Did I mention there was topping? Well, there is a crumble topping, and it’s probably the best addition you could add on top of a pie. Flanked by a delicate neutral crumb and crust makes the filling shine with deep and rich flavors. Better yet, the gooey texture is reminiscent of a fresh-from-the-oven brownie, structured but slightly molten.
To make these bars, you’ll want to grease and line your pan, or else you won’t be able to get the bars out. Next, mix your crust and press it into the pan.
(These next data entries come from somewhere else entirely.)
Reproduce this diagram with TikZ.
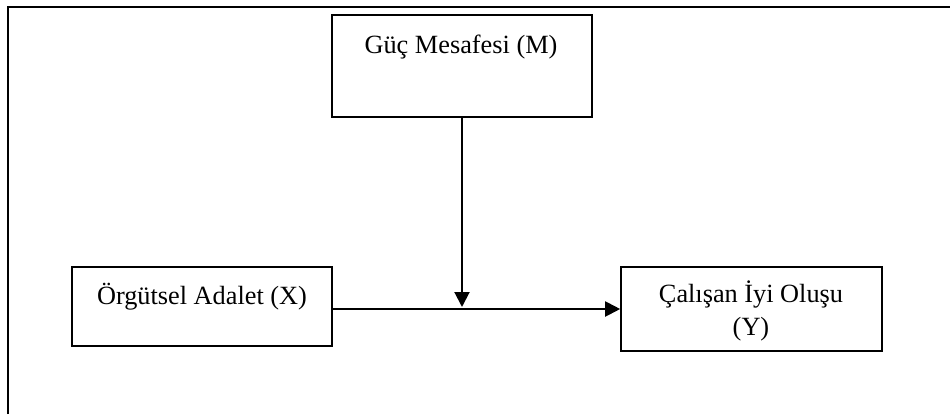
\documentclass[tikz,border=0pt]{standalone}
\usepackage{fontspec}
\setmainfont{Liberation Serif}
\usetikzlibrary{arrows.meta}
\begin{document}
\begin{tikzpicture}[x=0.5pt,y=-0.5pt,
  box/.style={draw=black, line width=0.8pt, rectangle, inner sep=0pt},
  lbl/.style={anchor=base, inner sep=0pt, font=\fontsize{13.15}{16}\selectfont},
  conn/.style={draw=black, line width=1pt, -{Triangle[length=7.5pt,width=7.5pt]}}]
  \useasboundingbox (0,0) rectangle (950,414);
  % page frame (only the top and left edges lie inside the view)
  \draw[line width=1.1pt] (8,414) -- (8,7) -- (950,7);
  % boxes
  \node[box, minimum width=130pt, minimum height=51pt] (M) at (462,66) {};
  \node[box, minimum width=130pt, minimum height=39.5pt] (X) at (202,306.5) {};
  \node[box, minimum width=130.5pt, minimum height=42pt] (Y) at (751.5,309) {};
  % labels
  \node[lbl] (Mt) at (461,53) {Güç Mesafesi (M)};
  \node[lbl] (Xt) at (202,304) {Örgütsel Adalet (X)};
  \node[lbl] (Yt1) at (751,302) {Çalışan İyi Oluşu};
  \node[lbl] (Yt2) at (751,335) {(Y)};
  % connectors
  \coordinate (J) at (462,309);
  \draw[conn] (X.east |- J) -- (Y.west);
  \draw[conn] (M.south) -- ([yshift=1pt]J);
\end{tikzpicture}
\end{document}
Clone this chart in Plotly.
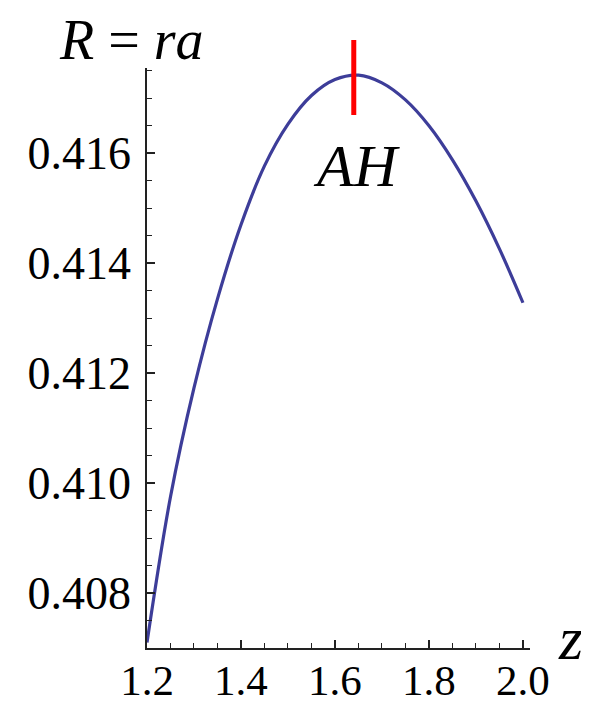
import plotly.graph_objects as go

z_vals = [1.20, 1.25, 1.30, 1.35, 1.40, 1.45, 1.50, 1.55, 1.60, 1.65,
          1.70, 1.75, 1.80, 1.85, 1.90, 1.95, 2.00]
r_vals = [0.40710, 0.40975, 0.41173, 0.41335, 0.41470, 0.41577, 0.41653,
          0.41705, 0.41734, 0.41742, 0.41728, 0.41697, 0.41650, 0.41588,
          0.41513, 0.41426, 0.41328]
x_ticks = [1.2, 1.4, 1.6, 1.8, 2.0]
y_ticks = [0.408, 0.410, 0.412, 0.414, 0.416]
ah_z = 1.64

OFF = 8  # page body margin
W, H = 589 - OFF, 707 - OFF
ML, MT = 147 - OFF, 68 - OFF
MR, MB = 59, 59
PW, PH = W - ML - MR, H - MT - MB

def px(x):
    return (x - OFF - ML) / PW

def py(y):
    return (H - MB - (y - OFF)) / PH

serif = "Liberation Serif, Times New Roman, serif"

fig = go.Figure()
fig.add_trace(go.Scatter(
    x=z_vals, y=r_vals, mode="lines",
    line=dict(color="rgb(61,61,153)", width=3.2, shape="spline", smoothing=1),
    showlegend=False, hoverinfo="skip",
))

fig.add_shape(type="line", xref="x", yref="paper",
              x0=ah_z, x1=ah_z, y0=py(40), y1=py(115),
              line=dict(color="rgb(255,0,0)", width=5), layer="above")

fig.add_annotation(xref="paper", yref="paper", x=px(131), y=py(8),
                   text="<i>R</i> = <i>ra</i>", showarrow=False,
                   font=dict(family=serif, size=56, color="black"),
                   xanchor="center", yanchor="top", borderpad=0)
fig.add_annotation(xref="x", yref="paper", x=1.646, y=py(166),
                   text="<i>AH</i>", showarrow=False,
                   font=dict(family=serif, size=60, color="black"),
                   xanchor="center", yanchor="middle")
fig.add_annotation(xref="paper", yref="paper", x=px(570), y=py(638),
                   text="<i>z</i>", showarrow=False,
                   font=dict(family=serif, size=62, color="black"),
                   xanchor="center", yanchor="middle")

fig.update_layout(
    width=W, height=H,
    margin=dict(l=ML, r=MR, t=MT, b=MB, pad=0),
    paper_bgcolor="white", plot_bgcolor="white",
    showlegend=False,
    font=dict(family=serif, color="black"),
)
fig.update_xaxes(
    range=[1.2, 2.015], showgrid=False, zeroline=False,
    showline=True, linecolor="#222", linewidth=1.5,
    tickvals=x_ticks, ticktext=[f"{v:.1f}" for v in x_ticks],
    ticks="inside", ticklen=8, tickwidth=1.5, tickcolor="#222",
    minor=dict(dtick=0.05, tick0=1.2, ticks="inside", ticklen=5, tickwidth=1.2, tickcolor="#222", showgrid=False),
    tickfont=dict(family=serif, size=43, color="black"),
    ticklabelstandoff=-6,
    automargin=False,
)
fig.update_yaxes(
    range=[0.407, 0.41755], showgrid=False, zeroline=False,
    showline=True, linecolor="#222", linewidth=1.5,
    tickvals=y_ticks, ticktext=[f"{v:.3f}" for v in y_ticks],
    ticks="inside", ticklen=8, tickwidth=1.5, tickcolor="#222",
    minor=dict(dtick=0.0005, tick0=0.407, ticks="inside", ticklen=5, tickwidth=1.2, tickcolor="#222", showgrid=False),
    tickfont=dict(family=serif, size=46, color="black"),
    ticklabelstandoff=5,
    automargin=False,
)

fig.write_html("out.html")
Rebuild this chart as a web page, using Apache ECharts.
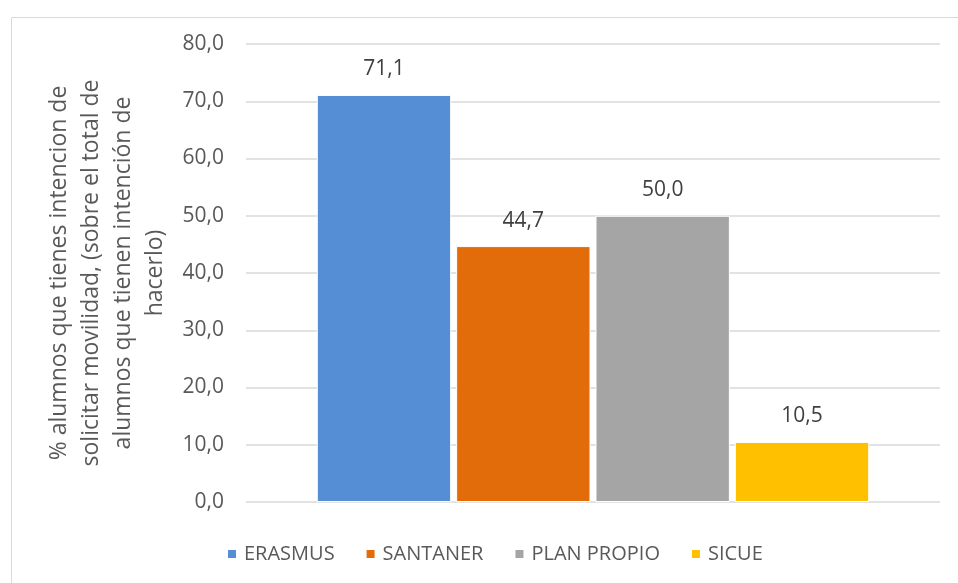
<!DOCTYPE html>
<html>
<head>
<meta charset="utf-8">
<script src="https://cdn.jsdelivr.net/npm/echarts@6/dist/echarts.min.js"></script>
<style>
  html, body { margin: 0; padding: 0; background: #fff; }
  #main { width: 958px; height: 583px; }
</style>
</head>
<body>
<div id="main"></div>
<script>
// datos del gráfico
var categorias = [''];
var programas = ['ERASMUS', 'SANTANER', 'PLAN PROPIO', 'SICUE'];
var valores = [71.1, 44.7, 50.0, 10.5];
var colores = ['#558ED5', '#E36C0A', '#A5A5A5', '#FFC000'];
var ejeY = { min: 0, max: 80, interval: 10 };

var chart = echarts.init(document.getElementById('main'));

function fmt(v) {
  return Number(v).toFixed(1).replace('.', ',');
}

var series = programas.map(function (nombre, i) {
  return {
    name: nombre,
    type: 'bar',
    data: [valores[i]],
    barGap: '3.7%',
    barCategoryGap: '20.4%',
    itemStyle: { color: colores[i], borderColor: '#fff', borderWidth: 1 },
    label: {
      show: true,
      position: 'top',
      distance: 15,
      color: '#404040',
      fontSize: 21,
      fontFamily: 'Open Sans',
      formatter: function (p) { return fmt(p.value); }
    }
  };
});

var option = {
  animation: false,
  color: colores,
  textStyle: { fontFamily: 'Open Sans' },
  graphic: [{
    type: 'rect',
    left: 9, top: 15,
    shape: { width: 1000, height: 600 },
    style: { fill: 'none', stroke: '#D9D9D9', lineWidth: 1 },
    silent: true,
    z: -1
  }],
  grid: { left: 246, right: 18, top: 44, bottom: 81 },
  legend: {
    bottom: 14,
    left: 221,
    icon: 'rect',
    itemWidth: 10,
    itemHeight: 10,
    itemGap: 30,
    textStyle: { color: '#595959', fontSize: 20, fontFamily: 'Open Sans', padding: [0, 0, 0, 2] },
    data: programas
  },
  xAxis: {
    type: 'category',
    data: categorias,
    axisLine: { show: false },
    axisTick: { show: false },
    axisLabel: { show: false }
  },
  yAxis: {
    type: 'value',
    min: ejeY.min,
    max: ejeY.max,
    interval: ejeY.interval,
    name: '% alumnos que tienes intencion de\nsolicitar movilidad, (sobre el total de\nalumnos que tienen intención de\nhacerlo)',
    nameLocation: 'middle',
    nameGap: 72,
    nameTextStyle: { color: '#595959', fontSize: 23, lineHeight: 32, fontFamily: 'Open Sans', align: 'center' },
    axisLine: { show: false },
    axisTick: { show: false },
    axisLabel: {
      color: '#595959',
      fontSize: 21,
      margin: 22,
      fontFamily: 'Open Sans',
      formatter: function (v) { return fmt(v); }
    },
    splitLine: { lineStyle: { color: '#D9D9D9', width: 1.5 } }
  },
  series: series
};

chart.setOption(option);
</script>
</body>
</html>
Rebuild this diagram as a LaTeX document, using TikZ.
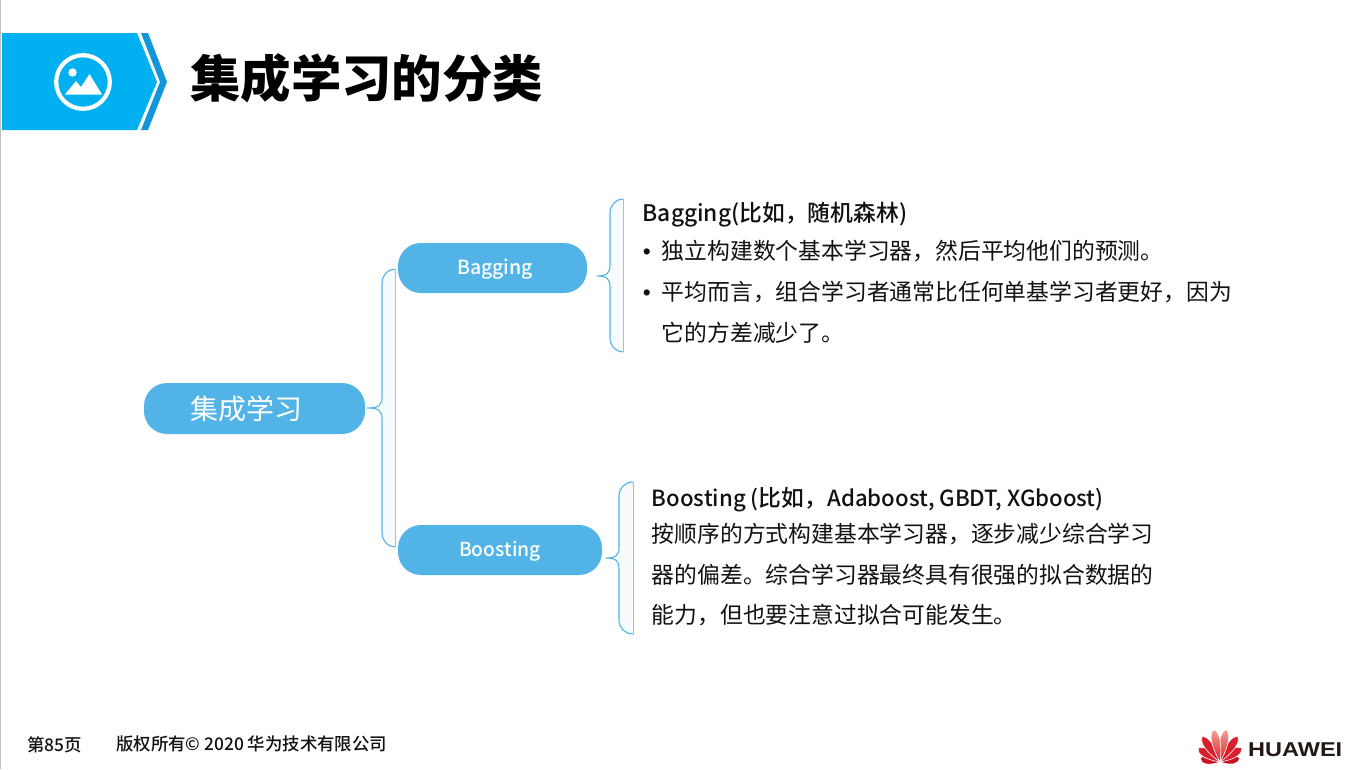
\documentclass[tikz,border=0pt]{standalone}
\usepackage{fontspec}
\setmainfont{Noto Sans CJK SC}
\newfontfamily\medfont{Noto Sans CJK SC Medium}
\newfontfamily\logofont{Liberation Sans}
\definecolor{headblue}{HTML}{00B0F0}
\definecolor{chevblue}{HTML}{1296DB}
\definecolor{pillblue}{HTML}{52B4E6}
\definecolor{bracefill}{HTML}{F7FBFE}
\definecolor{braceside}{HTML}{B4BAC0}
\definecolor{txt}{HTML}{111111}
\definecolor{logored}{HTML}{D8202C}
\definecolor{logodark}{HTML}{C8141E}
\definecolor{logopink}{HTML}{F4A090}
\definecolor{logotext}{HTML}{231815}
\newcommand{\fs}[1]{\fontsize{#1}{#1}\selectfont}
% tip x, tip y, spine x, right x, top y, bottom y, tip radius
\newcommand{\mybrace}[7]{%
  \coordinate (bt) at (#4,#5);
  \coordinate (bb) at (#4,#6);
  \coordinate (btip) at (#1,#2);
  \path[fill=bracefill] (bt)
    .. controls ({#3+6},#5) and (#3,{#5+6}) .. (#3,{#5+14})
    -- (#3,{#2-#7})
    .. controls (#3,{#2-3}) and ({#3-3},#2) .. (btip)
    .. controls ({#3-3},#2) and (#3,{#2+3}) .. (#3,{#2+#7})
    -- (#3,{#6-14})
    .. controls (#3,{#6-6}) and ({#3+6},#6) .. (bb) -- cycle;
  \draw[braceside,line width=0.9pt] (bt) -- (bb);
  \draw[pillblue,line width=1.1pt] (bt)
    .. controls ({#3+6},#5) and (#3,{#5+6}) .. (#3,{#5+14})
    -- (#3,{#2-#7})
    .. controls (#3,{#2-3}) and ({#3-3},#2) .. (btip)
    .. controls ({#3-3},#2) and (#3,{#2+3}) .. (#3,{#2+#7})
    -- (#3,{#6-14})
    .. controls (#3,{#6-6}) and ({#3+6},#6) .. (bb);
}
\newcommand{\petal}[3]{% angle, length, fill options
  \path[#3,draw=white,line width=0.6pt,rotate around={#1:(1220,762)}]
    (1220,762) .. controls (1214,{762-0.55*#2}) and (1214.5,{762-0.9*#2}) .. (1220,{762-#2})
    .. controls (1225,{762-0.9*#2}) and (1226,{762-0.55*#2}) .. (1220,762) -- cycle;
}
\tikzset{
  pill/.style={rectangle,fill=pillblue,rounded corners=23pt,inner sep=0pt,text=white},
  body/.style={anchor=base west,inner sep=0pt,text=txt,font=\fs{22.8}},
  head/.style={anchor=base west,inner sep=0pt,text=txt,font=\medfont\fs{22.8}},
  foot/.style={anchor=base west,inner sep=0pt,text=txt,font=\medfont\fs{17.4}},
  bul/.style={anchor=base west,inner sep=0pt,text=txt,font=\logofont\fs{22.8}},
}
\begin{document}
\begin{tikzpicture}[x=1pt,y=-1pt]
\useasboundingbox (0,0) rectangle (1370,769);
\fill[white] (0,0) rectangle (1370,769);
\draw[gray!50,line width=1pt] (0.5,0) -- (0.5,769);
% header
\fill[headblue] (2,33) -- (137,33) -- (157,82) -- (137,130) -- (2,130) -- cycle;
\fill[chevblue] (141,33) -- (148,33) -- (167,82) -- (148,130) -- (141,130) -- (160,82) -- cycle;
\draw[white,line width=4.2pt] (83,82) circle (26.8);
\fill[white] (72.5,72.5) circle (4.2);
\fill[white] (65,94.5) -- (76,81) -- (81,87) -- (89.5,74) -- (102,94.5) -- cycle;
\node[anchor=base west,inner sep=0pt,text=black,font=\bfseries\fs{50.4}] (title) at (190,97) {集成学习的分类};
% pills
\node[pill,minimum width=221pt,minimum height=51pt,font=\fs{28}] (main) at (254.5,408.5) {\hspace*{-16pt}集成学习};
\node[pill,minimum width=189pt,minimum height=50pt,text height=16pt,text depth=4pt,font=\medfont\fs{19.5}] (bag) at (492.5,268) {\hspace*{5pt}Bagging};
\node[pill,minimum width=204pt,minimum height=50pt,text height=16pt,text depth=4pt,font=\medfont\fs{19.3}] (boost) at (500,550) {Boosting};
% braces
\mybrace{367}{408}{382}{395}{269}{547}{11}
\mybrace{597}{276}{610}{623}{199}{352}{11}
\mybrace{606}{558}{619}{633}{482}{634}{11}
% Bagging text
\node[head] (t1) at (642.5,221.5) {Bagging(比如，随机森林)};
\node[bul] (b1) at (642.7,259.5) {•};
\node[body] (t2) at (661.7,259.5) {独立构建数个基本学习器，然后平均他们的预测。};
\node[bul] (b2) at (642.7,300.5) {•};
\node[body] (t3) at (661.7,300.5) {平均而言，组合学习者通常比任何单基学习者更好，因为};
\node[body] (t4) at (661.7,341.5) {它的方差减少了。};
% Boosting text
\node[head] (s1) at (651.7,506.5) {\fs{22.2}Boosting (\fs{22.8}比如，\fs{22.2}Adaboost, GBDT, XGboost)};
\node[body] (s2) at (651.7,542.5) {按顺序的方式构建基本学习器，逐步减少综合学习};
\node[body] (s3) at (651.7,583.5) {器的偏差。综合学习器最终具有很强的拟合数据的};
\node[body] (s4) at (651.7,623.5) {能力，但也要注意过拟合可能发生。};
% footer
\node[foot] (f1) at (27,751) {第85页};
\node[foot] (f2) at (116,750) {版权所有© 2020 华为技术有限公司};
% logo
\petal{-80}{20}{fill=logodark}
\petal{-58}{26}{fill=logored}
\petal{-35}{31}{fill=logored}
\petal{-11}{33}{top color=logopink,bottom color=logored}
\petal{80}{20}{fill=logodark}
\petal{58}{26}{fill=logored}
\petal{35}{31}{fill=logored}
\petal{11}{33}{top color=logopink,bottom color=logored}
\node[anchor=base west,inner sep=0pt,text=logotext,font=\logofont\bfseries\fs{20}] (logo) at (1248,756.5) {\scalebox{1.175}[1]{HUAWEI}};
\end{tikzpicture}
\end{document}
Making the filling is easy. While molasses, water, and eggs are familiar to us in a pie, baking soda is a curve ball ingredient. So why the baking soda? Most Amish pies are pretty frugal on expensive things, and for a long time, desserts used the fewest amount of eggs possible. Adding baking soda into the filling acts as a leavener acting like the structured power of egg whites. Nowadays the pie has eggs, but the baking soda still remains. You don’t want to add it into the pan too fast, pour it too quickly, and the filling will get under the crust. Pour the filling slowly and gently into the pan. To keep the crumble on top of the filling you’ll want to lightly sprinkle the crumb topping as well.
As much as you want to dive into these bars fresh from the oven, it’s best to wait for them to cool completely. Not that you’ll want to cut up serving of these bars for other people, you’ll want the full pan of Shoofly pie bars for yourself.
Amish Wet Bottom Shoofly Pie Bars
Makes 9 medium-sized bars
20m prep time
50m cook time
For the crust:
- 2 cups all-purpose flour
- 3/4 teaspoon fine salt
- 1/2 teaspoon baking powder
- 1 cup shortening, cubed
- 1/2 cup powdered sugar
For the crumble and filling:
- 1 1/2 cups all-purpose flour
- 2/3 cup dark brown sugar
- 4 tablespoons vegetable shortening, cubed
- 1 cup boiling water
- 1 teaspoon baking soda
- 1 cup molasses
- 1 large egg, at room temperature
To make the crust:
- Preheat oven to 350°F and grease a 9x9 pan with baking spray, place onto a baking tray and set aside. In a bowl combine flour, salt, and baking powder, set aside.
- Cream shortening and powdered sugar together until smooth and combined. Gradually add in the dry ingredients.
- Press dough into prepared pan, baking for 20 to 25 minutes until the crust is slightly golden on the edges.
To make the crumble and filling:
- In a large bowl combine flour and brown sugar. Cut in shortening until it resembles pebbles, and set aside.
- In a different bowl combine water and baking soda, it will bubble. Mix in molasses and egg.
- Pour the molasses mixture over the crust and sprinkle the crumb topping gently over the wet mixture.
- Bake until only slightly gooey in the center about 30 to 35 minutes. Cool completely before serving.